◆ **Problem description**
Exactly as written, retype the listing below, omitting the pictures.

[start]

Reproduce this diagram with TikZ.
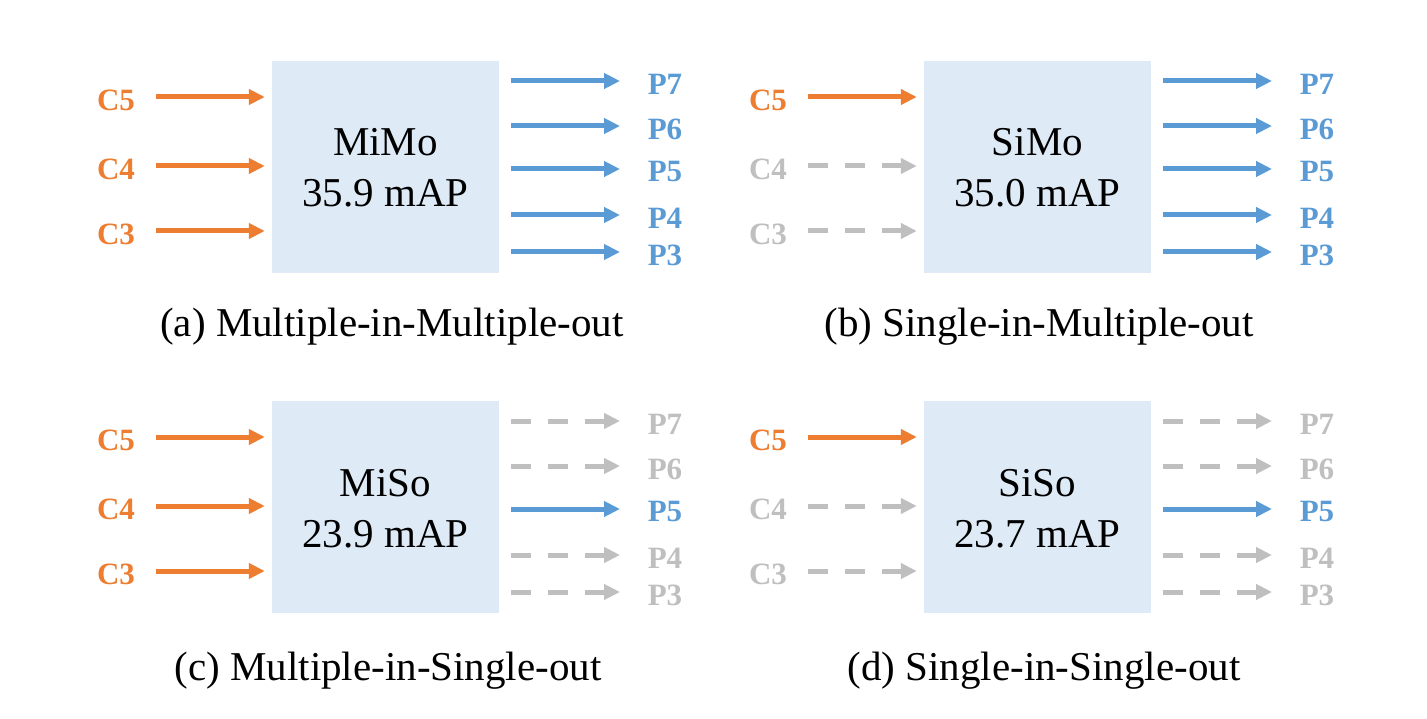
\documentclass[tikz,border=0pt]{standalone}
\usepackage{fontspec}
\setmainfont{Liberation Serif}
\usetikzlibrary{arrows.meta}
\definecolor{cor}{HTML}{ED7D31}
\definecolor{cbl}{HTML}{5B9BD5}
\definecolor{cgr}{HTML}{BFBFBF}
\definecolor{cbox}{HTML}{DEEBF7}
\tikzset{
  boxst/.style={fill=cbox, draw=none, minimum width=227pt, minimum height=212pt, inner sep=0pt},
  arrbase/.style={line width=5pt, -{Triangle[length=16pt,width=15pt]}},
  arrCon/.style={arrbase, draw=cor, shorten <=40pt, shorten >=7pt},
  arrCoff/.style={arrbase, draw=cgr, dash pattern=on 20pt off 17pt, shorten <=40pt, shorten >=7pt},
  arrPon/.style={arrbase, draw=cbl, shorten <=12pt, shorten >=45pt},
  arrPoff/.style={arrbase, draw=cgr, dash pattern=on 20pt off 17pt, shorten <=12pt, shorten >=45pt},
  labbase/.style={font=\fontsize{31}{31}\selectfont\bfseries, inner sep=0pt},
  labCon/.style={labbase, text=cor},
  labCoff/.style={labbase, text=cgr},
  labPon/.style={labbase, text=cbl},
  labPoff/.style={labbase, text=cgr},
  boxtxt/.style={font=\fontsize{41}{41}\selectfont, anchor=base, inner sep=0pt},
  captxt/.style={font=\fontsize{41}{41}\selectfont, anchor=base, inner sep=0pt},
}
\newcommand\mkpanel[7]{%
  \begin{scope}[shift={(#1,#2)}]
    \node[boxst] (box#3) at (385.5,167) {};
    \node[boxtxt] (name#3) at (385.5,156) {#4};
    \node[boxtxt] (score#3) at (385.5,207) {#5};
    \foreach \n/\y/\ar/\lb in {#6}{
      \node[\lb] (#3C\n) at (116,\y+3) {C\n};
      \draw[\ar] ([yshift=3pt]#3C\n.center) -- ([yshift=3pt]#3C\n.center -| box#3.west);
    }
    \foreach \n/\y/\ar/\lb in {#7}{
      \node[\lb] (#3P\n) at (665,\y+3) {P\n};
      \draw[\ar] ([yshift=3pt]#3P\n.center -| box#3.east) -- ([yshift=3pt]#3P\n.center);
    }
  \end{scope}%
}
\begin{document}
\begin{tikzpicture}[x=1pt,y=-1pt]
\useasboundingbox[fill=white] (0,0) rectangle (1427,719);
\mkpanel{0}{0}{a}{MiMo}{35.9 mAP}%
  {5/97/arrCon/labCon,4/166/arrCon/labCon,3/231/arrCon/labCon}%
  {7/81/arrPon/labPon,6/126/arrPon/labPon,5/169/arrPon/labPon,4/215/arrPon/labPon,3/252/arrPon/labPon}
\mkpanel{652}{0}{b}{SiMo}{35.0 mAP}%
  {5/97/arrCon/labCon,4/166/arrCoff/labCoff,3/231/arrCoff/labCoff}%
  {7/81/arrPon/labPon,6/126/arrPon/labPon,5/169/arrPon/labPon,4/215/arrPon/labPon,3/252/arrPon/labPon}
\mkpanel{0}{340}{c}{MiSo}{23.9 mAP}%
  {5/97/arrCon/labCon,4/166/arrCon/labCon,3/231/arrCon/labCon}%
  {7/81/arrPoff/labPoff,6/126/arrPoff/labPoff,5/169/arrPon/labPon,4/215/arrPoff/labPoff,3/252/arrPoff/labPoff}
\mkpanel{652}{340}{d}{SiSo}{23.7 mAP}%
  {5/97/arrCon/labCon,4/166/arrCoff/labCoff,3/231/arrCoff/labCoff}%
  {7/81/arrPoff/labPoff,6/126/arrPoff/labPoff,5/169/arrPon/labPon,4/215/arrPoff/labPoff,3/252/arrPoff/labPoff}
\node[captxt] (capa) at (392,337) {(a) Multiple-in-Multiple-out};
\node[captxt] (capb) at (1039,337) {(b) Single-in-Multiple-out};
\node[captxt] (capc) at (388,680) {(c) Multiple-in-Single-out};
\node[captxt] (capd) at (1044,680) {(d) Single-in-Single-out};
\end{tikzpicture}
\end{document}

[end]

◆ **Solution to this task**
Reproduce this diagram with TikZ.
\documentclass[tikz,border=0pt]{standalone}
\usepackage{fontspec}
\setmainfont{Liberation Serif}
\usetikzlibrary{arrows.meta}
\definecolor{cor}{HTML}{ED7D31}
\definecolor{cbl}{HTML}{5B9BD5}
\definecolor{cgr}{HTML}{BFBFBF}
\definecolor{cbox}{HTML}{DEEBF7}
\tikzset{
  boxst/.style={fill=cbox, draw=none, minimum width=227pt, minimum height=212pt, inner sep=0pt},
  arrbase/.style={line width=5pt, -{Triangle[length=16pt,width=15pt]}},
  arrCon/.style={arrbase, draw=cor, shorten <=40pt, shorten >=7pt},
  arrCoff/.style={arrbase, draw=cgr, dash pattern=on 20pt off 17pt, shorten <=40pt, shorten >=7pt},
  arrPon/.style={arrbase, draw=cbl, shorten <=12pt, shorten >=45pt},
  arrPoff/.style={arrbase, draw=cgr, dash pattern=on 20pt off 17pt, shorten <=12pt, shorten >=45pt},
  labbase/.style={font=\fontsize{31}{31}\selectfont\bfseries, inner sep=0pt},
  labCon/.style={labbase, text=cor},
  labCoff/.style={labbase, text=cgr},
  labPon/.style={labbase, text=cbl},
  labPoff/.style={labbase, text=cgr},
  boxtxt/.style={font=\fontsize{41}{41}\selectfont, anchor=base, inner sep=0pt},
  captxt/.style={font=\fontsize{41}{41}\selectfont, anchor=base, inner sep=0pt},
}
\newcommand\mkpanel[7]{%
  \begin{scope}[shift={(#1,#2)}]
    \node[boxst] (box#3) at (385.5,167) {};
    \node[boxtxt] (name#3) at (385.5,156) {#4};
    \node[boxtxt] (score#3) at (385.5,207) {#5};
    \foreach \n/\y/\ar/\lb in {#6}{
      \node[\lb] (#3C\n) at (116,\y+3) {C\n};
      \draw[\ar] ([yshift=3pt]#3C\n.center) -- ([yshift=3pt]#3C\n.center -| box#3.west);
    }
    \foreach \n/\y/\ar/\lb in {#7}{
      \node[\lb] (#3P\n) at (665,\y+3) {P\n};
      \draw[\ar] ([yshift=3pt]#3P\n.center -| box#3.east) -- ([yshift=3pt]#3P\n.center);
    }
  \end{scope}%
}
\begin{document}
\begin{tikzpicture}[x=1pt,y=-1pt]
\useasboundingbox[fill=white] (0,0) rectangle (1427,719);
\mkpanel{0}{0}{a}{MiMo}{35.9 mAP}%
  {5/97/arrCon/labCon,4/166/arrCon/labCon,3/231/arrCon/labCon}%
  {7/81/arrPon/labPon,6/126/arrPon/labPon,5/169/arrPon/labPon,4/215/arrPon/labPon,3/252/arrPon/labPon}
\mkpanel{652}{0}{b}{SiMo}{35.0 mAP}%
  {5/97/arrCon/labCon,4/166/arrCoff/labCoff,3/231/arrCoff/labCoff}%
  {7/81/arrPon/labPon,6/126/arrPon/labPon,5/169/arrPon/labPon,4/215/arrPon/labPon,3/252/arrPon/labPon}
\mkpanel{0}{340}{c}{MiSo}{23.9 mAP}%
  {5/97/arrCon/labCon,4/166/arrCon/labCon,3/231/arrCon/labCon}%
  {7/81/arrPoff/labPoff,6/126/arrPoff/labPoff,5/169/arrPon/labPon,4/215/arrPoff/labPoff,3/252/arrPoff/labPoff}
\mkpanel{652}{340}{d}{SiSo}{23.7 mAP}%
  {5/97/arrCon/labCon,4/166/arrCoff/labCoff,3/231/arrCoff/labCoff}%
  {7/81/arrPoff/labPoff,6/126/arrPoff/labPoff,5/169/arrPon/labPon,4/215/arrPoff/labPoff,3/252/arrPoff/labPoff}
\node[captxt] (capa) at (392,337) {(a) Multiple-in-Multiple-out};
\node[captxt] (capb) at (1039,337) {(b) Single-in-Multiple-out};
\node[captxt] (capc) at (388,680) {(c) Multiple-in-Single-out};
\node[captxt] (capd) at (1044,680) {(d) Single-in-Single-out};
\end{tikzpicture}
\end{document}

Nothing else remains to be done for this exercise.